Следует сказать и об очевидных нелепостях, встретившихся мне на страницах «На севере штата Нью-Йорк». Утверждение Уилсона, будто мнение о существенном сходстве между русским и английским стихом почерпнуто мною «…у отца… приверженца конституционной монархии по британской модели», слишком глупо, чтобы доказывать здесь его несостоятельность. Что же до его бестолкового, не имеющего ничего общего с реальностью описания русского стихосложения, то вздор этот доказывает лишь одно: Уилсон органически не способен прочесть, тем более - понять мою работу на эту тему. Не соответствует фактам и его столь обывательское впечатление, будто на вечеринках в нашем доме в Итаке моя жена, «сосредоточившись» на мне, «обделяет вниманием всех остальных».
Особенно же отвратительны пошлость пополам с наивностью, сквозящие в его замечании о том, что в жизни я испытывал «всяческие унижения», ибо, будучи сыном либерально мыслящего дворянина, не был «принят (!) в кругах реакционного, консервативного дворянства». Где не был принят?! Когда?! В каких «кругах», помилуй Бог?! Уж не в кругу ли моих дядьев и теток?
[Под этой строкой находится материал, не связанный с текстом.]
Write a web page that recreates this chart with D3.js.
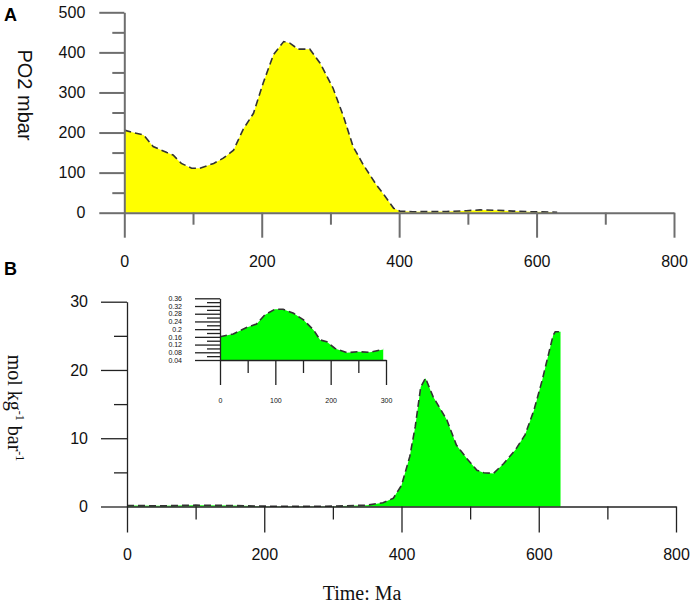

А может, не был принят сановными, хмурыми боярами - этим порождением плебейских фантазий?
Мне известно, что здоровье моего бывшего друга оставляет желать лучшего, однако в борьбе между долгом сострадания и защитой собственной чести побеждает честь.
Так вот, следовало бы, на мой взгляд, ввести правило или закон, согласно которому публикация «старых дневников» (предпринятая, хочется надеяться, чтобы соответствовать требованиям сегодняшнего дня, который в пору их написания был днем завтрашним), где живые люди являются не более чем дрессированными пуделями, действующими по указке автора, была бы невозможна без формального согласия, полученного от жертв сомнительных догадок, невежества и измышлений.